Recrystallisation in K-doped and pure cold rolled tungsten (W) sheets: As-rolled condition and isochronal annealings (1 h)Wednesday (26.09.2018) 17:30 - 17:45 S1/01 - A3 Part of:
Cold rolled tungsten with very high degree of deformation and a very fine-grained structure are a very promising structural material for future fusion reactor applications. Main advantages are a high melting point and excellent mechanical properties (e.g. regarding fracture toughness and a sub-zero °C ductile-to-brittle-transition temperature) compared to bulk tungsten materials. However, this very fine-grained structure is not stable at temperatures above 800 °C, which leads to embrittlement through recrystallisation. This study introduces potassium-doping of tungsten sheets to inhibit recrystallisation at high temperatures, a mechanism well known from incandescent lamp wires.
In a first step we produced potassium-doped tungsten sheets by cold rolling with five different degrees of deformation, up to a maximum of φCR = 4.6, as well as pure tungsten sheets with similar degrees of deformation. These sheets are compared structurally by EBSD imaging and microindentation hardness testing.
As a result, both materials reveal similar grain size distributions in normal direction with a substantial grain refinement and increasing hardness values with raising degree of deformation. The K-doped W-sheet reaches the highest hardness values with HV0.1 = 772, compared to the pure W-sheet with HV0.1 = 711. Having similar properties structurally and mechanically, this allows further studies of the new K-doped material to compare the recystallisation behaviour.

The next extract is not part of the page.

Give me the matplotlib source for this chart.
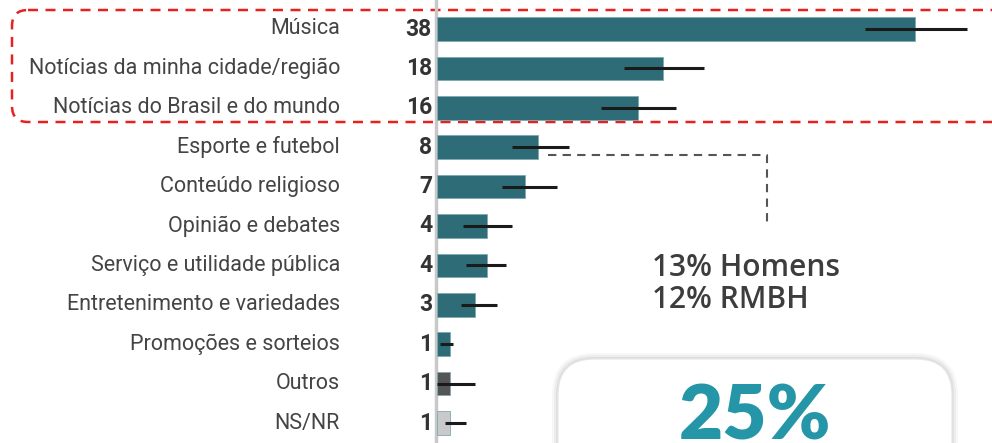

In K-doped sheets small pores are distributed between high angular grain boundaries. These “K-bubbles” are known to form strong high temperature barriers. To evaluate the positive effect of the K-bubbles on recrystallisation, first isochronal annealing experiments were carried out. While both materials suffer a sharp drop in hardness values, K-doped W still maintains mediocre values at temperatures above 1400 °C. SEM imaging reveals that large grain growth is suppressed compared to pure W. Therefore, our work will further concentrate on the understanding of the recrystallisation processes in pure and K-doped Tungsten.